Nebraska Principal Who Banned Candy Canes Because 'the Shape Is a J for Jesus' Won't Return to Top Job

Candy Canes
Jennifer Sinclair, a principal at Manchester Elementary in Omaha, caused a stir after telling staff that Christmas-themed candy canes were not acceptable because the shape is a "J for Jesus." She was placed on administrative leave, and will no longer serve as principal. iStock

A school principal in Nebraska who was placed on administrative leave last year for banning candy canes over Christmas won't return to her job, local media reported.

Jennifer Sinclair, of Manchester Elementary in Omaha, caused a stir after telling staff that the sweets were unacceptable because "the shape is a J for Jesus." In a memo sent in November, the principal stressed that the rules were a way to remain inclusive for all students.

Read more: Nebraska principal bans candy canes because "the shape is a J for Jesus"

But this week, officials from the Elkhorn Public Schools District confirmed in a notice to parents and staff that Sinclair would not be retaining her previous role.

"Due to the level of attention that Dr.

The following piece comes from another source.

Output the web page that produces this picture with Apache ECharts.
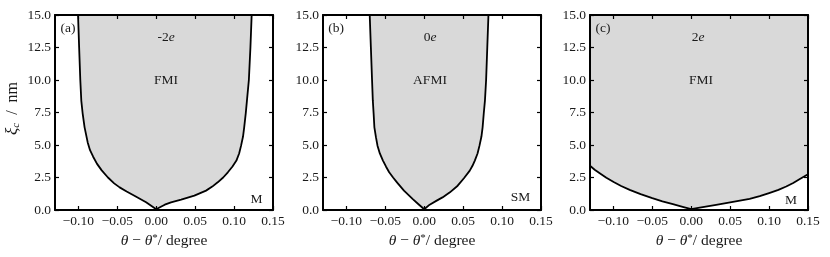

Sinclair's memo received, Dr. Sinclair and the District stand united that it is in the best interest of Manchester Elementary that she not resume the principal position," said superintendent Bary Habrock, news outlet KMTV reported.

While no longer in charge, Sinclair will take up a curriculum position for the rest of the year. The Omaha World-Herald reported Habrock said the decision was made with a "heavy heart and sadness... We support Dr. Sinclair as a leader and educator."

The local newspaper reported two administrators—Don Pechous and Jadi Miller—would now take over responsibilities at Manchester Elementary until a new principal was appointed.

Sinclair received significant push back to last year's memo from a Christian group, which demanded the district lift restrictions on the Christmas classroom etiquette.

In her message to faculty, Sinclair wrote the move was to remain "inclusive and culturally sensitive." Alongside a list of what practices and items were to be banned, she wrote: I feel uncomfortable that I have to get this specific, but for everyone's comfort, I will."

The acceptable practices category included gifts to students, polar bears and penguins. The not acceptable list included Christmas trees in classrooms, playing Christmas music, red or green items and reindeer. On candy canes, Sinclair wrote: "The red is for the blood of Christ, and the white is a symbol of his resurrection. This would also include different colored candy canes."

The public school policy—which was published online in full—states that religious symbols can be used as teaching aids in classrooms "provided that the symbols are displayed as an example of the cultural and/or religious heritage of the holiday and are temporary in nature." There are additional caveats, it notes.

The Elkhorn Public Schools District website says: "If put on a bulletin board, religious symbols may be viewed as promoting a certain religious perspective. Christmas trees, Santa Claus and Easter eggs and bunnies are considered to be secular, seasonal symbols and may be displayed as teaching aids provided they do not disrupt the instructional program for students."